21 September 2007, 19:18
Picket dated to the eighth anniversary of Ryazan events held in Moscow
The "Day of Mistrust" - a picket against the war in Chechnya dated to the eighth anniversary of the "FSB exercise" in Ryazan on September 22-23, 1999, was held in the Novopushkinskiy Mini-Park in Moscow. About forty persons took part in it.
The participants of the picket built an installation in its centre: broken cardboard boxes with drawn windows symbolizing the multi-storey buildings blown up in 1999. One "house" was untouched - the one in the Novosyolov Street in Ryazan, where the "successful FSB exercise" took place. Near the boxes one could see two bags labelled "Sugar? No, hexogen." This composition attracted passers-by and journalists who rushed to photograph it.
The organizer of the action, a businessman and coordinator of the committee in defence of political prisoner Mikhail Trepashkin, was disseminating free CDs with documentary movies "Mistrust" and "Attempt on Russia" to the passers-by who got interested in the posters.
The picket was also attended by the members of the public commission for investigating the 1999 September terror acts and incidents in Ryazan: Sergey Kovalyov, chairman of the commission and head of the Russian Society "Memorial"; Valentin Gefter, Director General of the Institute of Human Rights, and Lev Ponomaryov, leader of the Movement "For Human Rights."

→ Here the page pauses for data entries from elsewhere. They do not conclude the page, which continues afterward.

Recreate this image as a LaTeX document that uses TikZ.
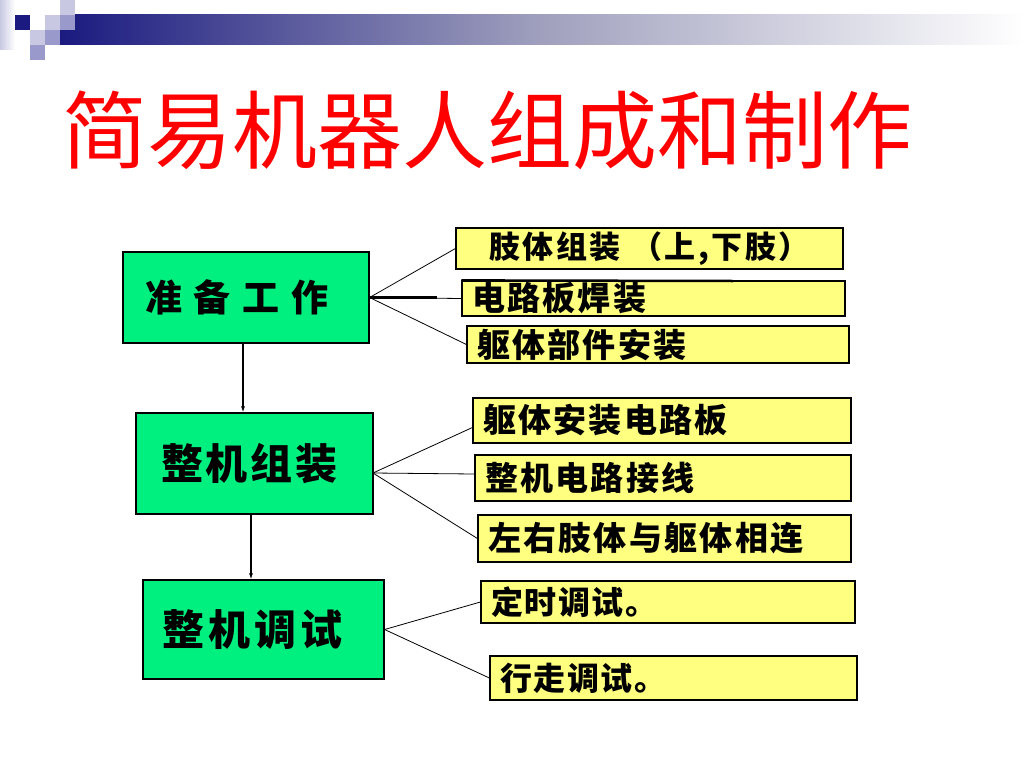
\documentclass[tikz,border=0pt]{standalone}
\usepackage{fontspec}
\newfontfamily\cjk{Noto Sans CJK SC}
\usetikzlibrary{arrows.meta}
\definecolor{navy}{RGB}{26,26,128}
\definecolor{lav}{RGB}{200,200,226}
\definecolor{midlav}{RGB}{153,153,204}
\definecolor{boxgreen}{RGB}{0,240,128}
\definecolor{boxyellow}{RGB}{255,255,128}
\tikzset{
  gbox/.style={draw=black, line width=1.2pt, fill=boxgreen, inner sep=0pt, font=\cjk\bfseries},
  ybox/.style={draw=black, line width=1.2pt, fill=boxyellow, inner xsep=10pt, inner ysep=0pt, align=left, font=\cjk\bfseries\fontsize{33}{35}\selectfont\addfontfeature{LetterSpace=7}},
  link/.style={draw=black, line width=0.8pt},
  down/.style={draw=black, line width=1.4pt, -{Latex[length=6pt,width=4pt]}}
}
\begin{document}
\begin{tikzpicture}[x=1pt,y=-1pt]
\useasboundingbox[fill=white] (0,0) rectangle (1024,768);
% header decoration
\shade[left color=lav, right color=white] (0,0) rectangle (15,50);
\shade[left color=navy, right color=white, middle color={rgb,255:red,160;green,160;blue,190}] (60,15) rectangle (1024,45);
\fill[navy] (15,15) rectangle (30,30);
\fill[lav] (45,15) rectangle (60,30);
\fill[lav] (60,0) rectangle (75,15);
\fill[midlav] (60,15) rectangle (75,30);
\fill[lav] (30,30) rectangle (45,45);
\fill[midlav] (45,30) rectangle (60,45);
\fill[midlav] (30,45) rectangle (45,60);
% title
\node[text=red, font=\cjk\fontsize{85}{90}\selectfont, inner sep=0pt] (title) at (487,130) {简易机器人组成和制作};
% green boxes
\node[gbox, minimum width=246pt, minimum height=91pt, font=\cjk\bfseries\fontsize{37}{39}\selectfont] (b1) at (246,297.5) {准\hspace{12pt}备\hspace{12pt}工\hspace{12pt}作\kern18pt};
\node[gbox, minimum width=237pt, minimum height=101pt, font=\cjk\bfseries\fontsize{42}{44}\selectfont] (b2) at (254.5,463.5) {整\hspace{3pt}机\hspace{3pt}组\hspace{3pt}装\kern10pt};
\node[gbox, minimum width=241pt, minimum height=99pt, font=\cjk\bfseries\fontsize{42}{44}\selectfont] (b3) at (263.5,629.5) {整\hspace{4pt}机\hspace{4pt}调\hspace{4pt}试\kern22pt};
% yellow boxes
\node[ybox, minimum width=387pt, minimum height=41pt, text width=367pt, align=center, font=\cjk\bfseries\fontsize{31}{33}\selectfont\addfontfeature{LetterSpace=8}] (y1) at (649.5,248.5) {肢体组装 （上,下肢）};
\node[ybox, minimum width=383pt, minimum height=35pt, text width=363pt] (y2) at (653.5,298.5) {电路板焊装};
\node[ybox, minimum width=382pt, minimum height=37pt, text width=362pt] (y3) at (658,344.5) {躯体部件安装};
\node[ybox, minimum width=378pt, minimum height=45pt, text width=358pt] (y4) at (662,420.5) {躯体安装电路板};
\node[ybox, minimum width=376pt, minimum height=46pt, text width=356pt] (y5) at (663,478) {整机电路接线};
\node[ybox, minimum width=373pt, minimum height=47pt, text width=353pt] (y6) at (664.5,538.5) {左右肢体与躯体相连};
\node[ybox, minimum width=374pt, minimum height=42pt, text width=354pt, font=\cjk\bfseries\fontsize{32}{34}\selectfont\addfontfeature{LetterSpace=5}] (y7) at (668,602) {定时调试。};
\node[ybox, minimum width=367pt, minimum height=44pt, text width=347pt, font=\cjk\bfseries\fontsize{32}{34}\selectfont\addfontfeature{LetterSpace=5}] (y8) at (673.5,678) {行走调试。};
% artifact thick top line on y2
\coordinate (y2t) at (733,281);
\draw[line width=2.5pt] (y2.north west) -- (y2t);
% flow arrows
\draw[down] (b1.south -| 243,0) -- (b2.north -| 243,0);
\draw[down] (b2.south -| 251,0) -- (b3.north -| 251,0);
% connectors
\coordinate (k1) at (437,297.5);
\draw[link] (b1.east) -- (y1.west);
\draw[link] (b1.east) -- (y2.west);
\draw[line width=2.5pt] (b1.east) -- (k1);
\draw[link] (b1.east) -- (y3.west);
\coordinate (o2) at (373,473);
\draw[link] (o2) -- ([yshift=-7pt]y4.west);
\draw[link] (o2) -- ([yshift=4pt]y5.west);
\draw[link] (o2) -- (y6.west);
\draw[link] (b3.east) -- (y7.west);
\draw[link] (b3.east) -- (y8.west);
\end{tikzpicture}
\end{document}
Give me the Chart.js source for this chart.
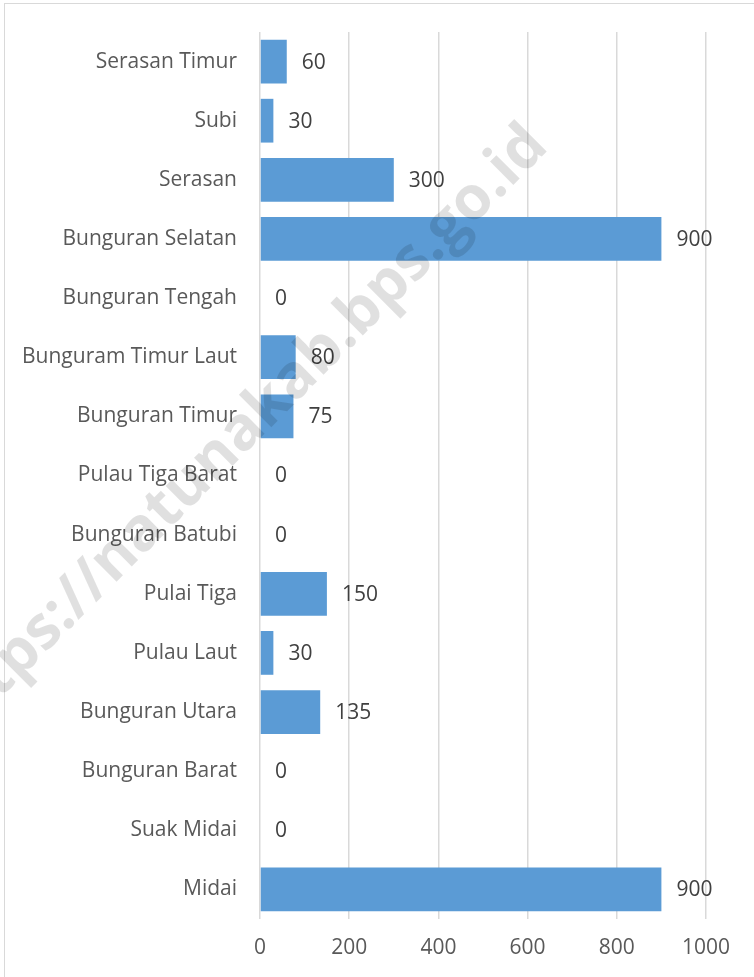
<!DOCTYPE html>
<html>
<head>
<meta charset="utf-8">
<script src="https://cdn.jsdelivr.net/npm/chart.js@4.4.1/dist/chart.umd.min.js"></script>
<style>
  html, body { margin: 0; padding: 0; background: #ffffff; overflow: hidden; }
  #wrap { position: relative; width: 754px; height: 977px; overflow: hidden; }
  #frame { position: absolute; left: 4px; top: 3px; width: 900px; height: 1100px;
           border: 1.5px solid #d9d9d9; pointer-events: none; box-sizing: border-box; }
  canvas { position: absolute; left: 0; top: 0; }
</style>
</head>
<body>
<div id="wrap">
  <div id="frame"></div>
  <canvas id="c" width="754" height="977"></canvas>
</div>
<script>
const categories = [
  "Serasan Timur", "Subi", "Serasan", "Bunguran Selatan", "Bunguran Tengah",
  "Bunguram Timur Laut", "Bunguran Timur", "Pulau Tiga Barat", "Bunguran Batubi",
  "Pulai Tiga", "Pulau Laut", "Bunguran Utara", "Bunguran Barat", "Suak Midai", "Midai"
];
const values = [60, 30, 300, 900, 0, 80, 75, 0, 0, 150, 30, 135, 0, 0, 900];
const xTicks = [0, 200, 400, 600, 800, 1000];
const watermarkText = "https://natunakab.bps.go.id";

const FONT = "'Open Sans', 'Noto Sans', sans-serif";
const FS = 21;

const valueLabels = {
  id: 'valueLabels',
  afterDatasetsDraw(chart) {
    const ctx = chart.ctx;
    const meta = chart.getDatasetMeta(0);
    ctx.save();
    ctx.font = FS + "px " + FONT;
    ctx.fillStyle = "#404040";
    ctx.textAlign = "left";
    ctx.textBaseline = "middle";
    meta.data.forEach((bar, i) => {
      ctx.fillText(String(values[i]), bar.x + 15, bar.y + 1);
    });
    ctx.restore();
  }
};

const watermark = {
  id: 'watermark',
  afterDraw(chart) {
    const ctx = chart.ctx;
    ctx.save();
    ctx.translate(239, 435);
    ctx.rotate(-45 * Math.PI / 180);
    ctx.font = "bold 60.5px " + FONT;
    ctx.fillStyle = "rgba(0,0,0,0.12)";
    ctx.textAlign = "center";
    ctx.textBaseline = "middle";
    ctx.fillText(watermarkText, 0, 0);
    ctx.restore();
  }
};

new Chart(document.getElementById('c'), {
  type: 'bar',
  data: {
    labels: categories,
    datasets: [{
      data: values,
      backgroundColor: '#5b9bd5',
      borderWidth: 0,
      barPercentage: 0.74,
      categoryPercentage: 1.0
    }]
  },
  options: {
    indexAxis: 'y',
    responsive: false,
    animation: false,
    devicePixelRatio: 1,
    layout: { padding: { top: 32, right: 48, left: 0, bottom: 0 } },
    plugins: { legend: { display: false }, tooltip: { enabled: false } },
    scales: {
      x: {
        min: 0, max: 1000,
        afterBuildTicks(scale) { scale.ticks = xTicks.map(v => ({ value: v })); },
        afterFit(scale) { scale.height = 58; },
        grid: { color: '#d9d9d9', lineWidth: 1.5, drawTicks: false },
        border: { display: false },
        ticks: { padding: 16, color: '#595959', font: { family: FONT, size: FS },
                 callback: (v) => String(v) }
      },
      y: {
        afterFit(scale) { scale.width = 260; scale.paddingTop = 0; scale.paddingBottom = 0; },
        grid: { display: false, drawTicks: false },
        border: { display: false },
        ticks: { padding: 23, color: '#595959', font: { family: FONT, size: FS } }
      }
    }
  },
  plugins: [valueLabels, watermark]
});
</script>
</body>
</html>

The statement of the Anti-War Club published in the VoineNet.Ru web site describes the 1999 events as follows: "At night on September 23, in Ryazan in the cellar of the apartment block No. 14/16 in the Novosyolov Street, vigilant tenants found a bag with a white powder reminding granulated sugar. They called up city militiamen, who detected switched-on detonator and clock mechanism inside the bag.
Vladimir Rushailo, the then Minister of Internal Affairs, declared with pride at the sitting of the expanded Collegium of the Ministry of Internal Affairs in Moscow that a bloody act of terror had been prevented. However, Nikolai Patrushev, Director of the FSB, stated in his interview to the NTV correspondent that it was "their exercise": "There was sugar, not hexogen, in the bag."
"We have managed to establish that in autumn of 1999 bags looking similar to the one detected in Ryazan were stored in the territory of one of the Airborne Forces' training bases; facts of plundering explosives from military units were documented," the Moscow opposition leaders state in their application.
"Why were the official statements of different power agencies so confusing and contradictory?" the Anti-War Club addresses its question to the authorities. "Why had the Minister of Internal Affairs known nothing about the exercises while boasting about the prevention of the terror act? Is the examination of the substance detected in the bag the Ryazan cellar over at last, and when will the results of this examination be made public?"